# start of Raw data

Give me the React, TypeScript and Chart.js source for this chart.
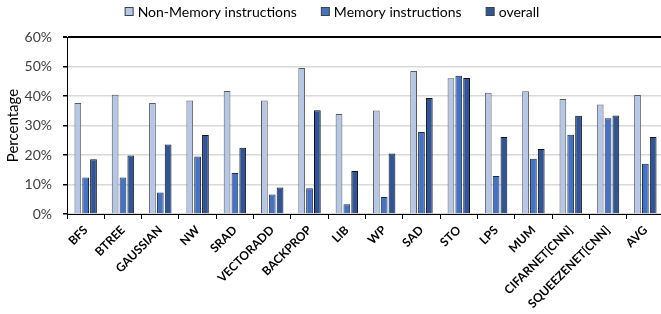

# end of Raw data
# start of Raw data

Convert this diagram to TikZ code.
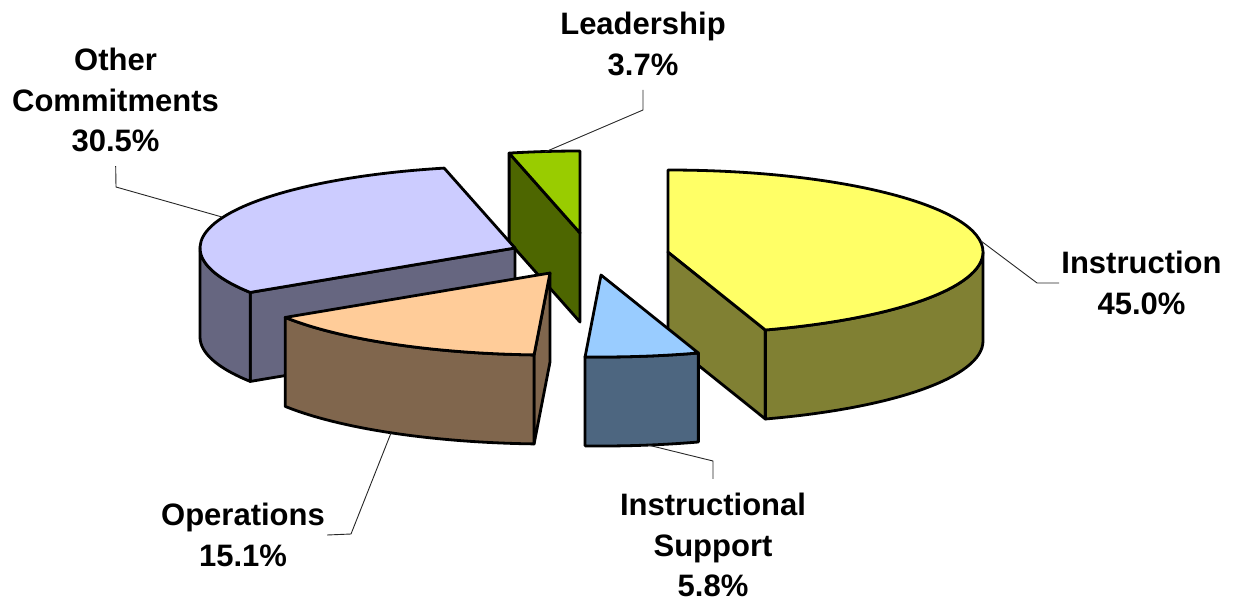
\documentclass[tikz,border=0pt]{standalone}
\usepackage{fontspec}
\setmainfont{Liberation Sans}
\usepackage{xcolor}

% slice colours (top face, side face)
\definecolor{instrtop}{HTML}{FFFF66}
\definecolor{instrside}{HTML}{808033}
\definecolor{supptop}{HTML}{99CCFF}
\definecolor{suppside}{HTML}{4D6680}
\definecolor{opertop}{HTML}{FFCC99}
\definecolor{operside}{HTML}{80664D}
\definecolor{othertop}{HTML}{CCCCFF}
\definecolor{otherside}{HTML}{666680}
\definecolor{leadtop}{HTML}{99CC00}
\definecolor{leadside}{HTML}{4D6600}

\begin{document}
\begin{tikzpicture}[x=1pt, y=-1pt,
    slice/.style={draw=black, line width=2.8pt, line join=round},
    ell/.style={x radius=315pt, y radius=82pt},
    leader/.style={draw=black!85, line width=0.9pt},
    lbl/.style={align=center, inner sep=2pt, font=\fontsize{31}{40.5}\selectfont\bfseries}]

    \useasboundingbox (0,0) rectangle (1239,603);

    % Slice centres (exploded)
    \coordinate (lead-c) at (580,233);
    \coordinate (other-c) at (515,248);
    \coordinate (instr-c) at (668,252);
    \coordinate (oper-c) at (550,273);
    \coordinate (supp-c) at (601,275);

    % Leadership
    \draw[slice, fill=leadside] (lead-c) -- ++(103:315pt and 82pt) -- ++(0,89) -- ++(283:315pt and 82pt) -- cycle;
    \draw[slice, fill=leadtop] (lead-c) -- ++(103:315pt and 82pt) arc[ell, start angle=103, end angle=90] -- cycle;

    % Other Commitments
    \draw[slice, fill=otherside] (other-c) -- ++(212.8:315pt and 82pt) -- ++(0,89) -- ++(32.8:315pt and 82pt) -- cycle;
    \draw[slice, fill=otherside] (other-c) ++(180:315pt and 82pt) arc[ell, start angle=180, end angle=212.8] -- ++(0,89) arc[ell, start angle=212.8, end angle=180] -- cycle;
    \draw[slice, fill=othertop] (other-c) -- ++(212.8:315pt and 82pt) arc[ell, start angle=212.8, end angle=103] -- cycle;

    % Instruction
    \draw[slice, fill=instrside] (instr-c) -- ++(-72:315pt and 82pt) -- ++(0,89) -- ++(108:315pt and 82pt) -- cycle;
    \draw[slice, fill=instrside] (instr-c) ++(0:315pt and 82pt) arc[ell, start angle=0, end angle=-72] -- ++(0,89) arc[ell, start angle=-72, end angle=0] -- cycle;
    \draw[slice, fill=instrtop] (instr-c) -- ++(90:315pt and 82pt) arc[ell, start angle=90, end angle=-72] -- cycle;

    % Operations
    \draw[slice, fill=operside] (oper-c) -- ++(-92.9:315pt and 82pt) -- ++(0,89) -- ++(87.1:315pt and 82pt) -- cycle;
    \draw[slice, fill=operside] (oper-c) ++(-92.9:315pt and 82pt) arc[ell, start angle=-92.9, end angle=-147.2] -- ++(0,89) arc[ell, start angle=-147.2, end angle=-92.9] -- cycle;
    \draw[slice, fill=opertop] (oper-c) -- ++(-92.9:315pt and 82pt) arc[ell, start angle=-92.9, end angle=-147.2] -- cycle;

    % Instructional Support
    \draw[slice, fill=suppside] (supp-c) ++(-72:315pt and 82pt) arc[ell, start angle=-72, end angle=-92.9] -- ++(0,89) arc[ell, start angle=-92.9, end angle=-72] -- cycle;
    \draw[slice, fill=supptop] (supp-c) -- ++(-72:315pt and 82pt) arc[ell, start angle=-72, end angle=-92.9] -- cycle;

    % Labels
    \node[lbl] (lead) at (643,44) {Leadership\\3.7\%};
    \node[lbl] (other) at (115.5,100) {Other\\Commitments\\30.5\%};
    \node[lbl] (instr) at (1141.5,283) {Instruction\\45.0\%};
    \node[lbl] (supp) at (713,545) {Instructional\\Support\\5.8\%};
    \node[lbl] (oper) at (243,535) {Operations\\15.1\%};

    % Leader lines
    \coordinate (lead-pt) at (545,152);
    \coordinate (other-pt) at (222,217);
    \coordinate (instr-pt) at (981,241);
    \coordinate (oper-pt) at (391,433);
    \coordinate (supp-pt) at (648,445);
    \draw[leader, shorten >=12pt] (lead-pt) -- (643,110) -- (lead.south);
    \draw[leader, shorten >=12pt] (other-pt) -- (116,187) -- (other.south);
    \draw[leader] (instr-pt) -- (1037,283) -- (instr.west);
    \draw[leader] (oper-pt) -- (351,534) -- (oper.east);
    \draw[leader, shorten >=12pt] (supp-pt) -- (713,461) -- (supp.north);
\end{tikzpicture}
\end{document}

# end of Raw data

-- Goal --
Using the entries above, repeat exactly the lines from the one with "Convert this diagram to TikZ code." to the one with "(0,0) rectangle (1239,603);", both included, and leave the pictures behind.

-- Response for this exercise --
Convert this diagram to TikZ code.
\documentclass[tikz,border=0pt]{standalone}
\usepackage{fontspec}
\setmainfont{Liberation Sans}
\usepackage{xcolor}

% slice colours (top face, side face)
\definecolor{instrtop}{HTML}{FFFF66}
\definecolor{instrside}{HTML}{808033}
\definecolor{supptop}{HTML}{99CCFF}
\definecolor{suppside}{HTML}{4D6680}
\definecolor{opertop}{HTML}{FFCC99}
\definecolor{operside}{HTML}{80664D}
\definecolor{othertop}{HTML}{CCCCFF}
\definecolor{otherside}{HTML}{666680}
\definecolor{leadtop}{HTML}{99CC00}
\definecolor{leadside}{HTML}{4D6600}

\begin{document}
\begin{tikzpicture}[x=1pt, y=-1pt,
    slice/.style={draw=black, line width=2.8pt, line join=round},
    ell/.style={x radius=315pt, y radius=82pt},
    leader/.style={draw=black!85, line width=0.9pt},
    lbl/.style={align=center, inner sep=2pt, font=\fontsize{31}{40.5}\selectfont\bfseries}]

    \useasboundingbox (0,0) rectangle (1239,603);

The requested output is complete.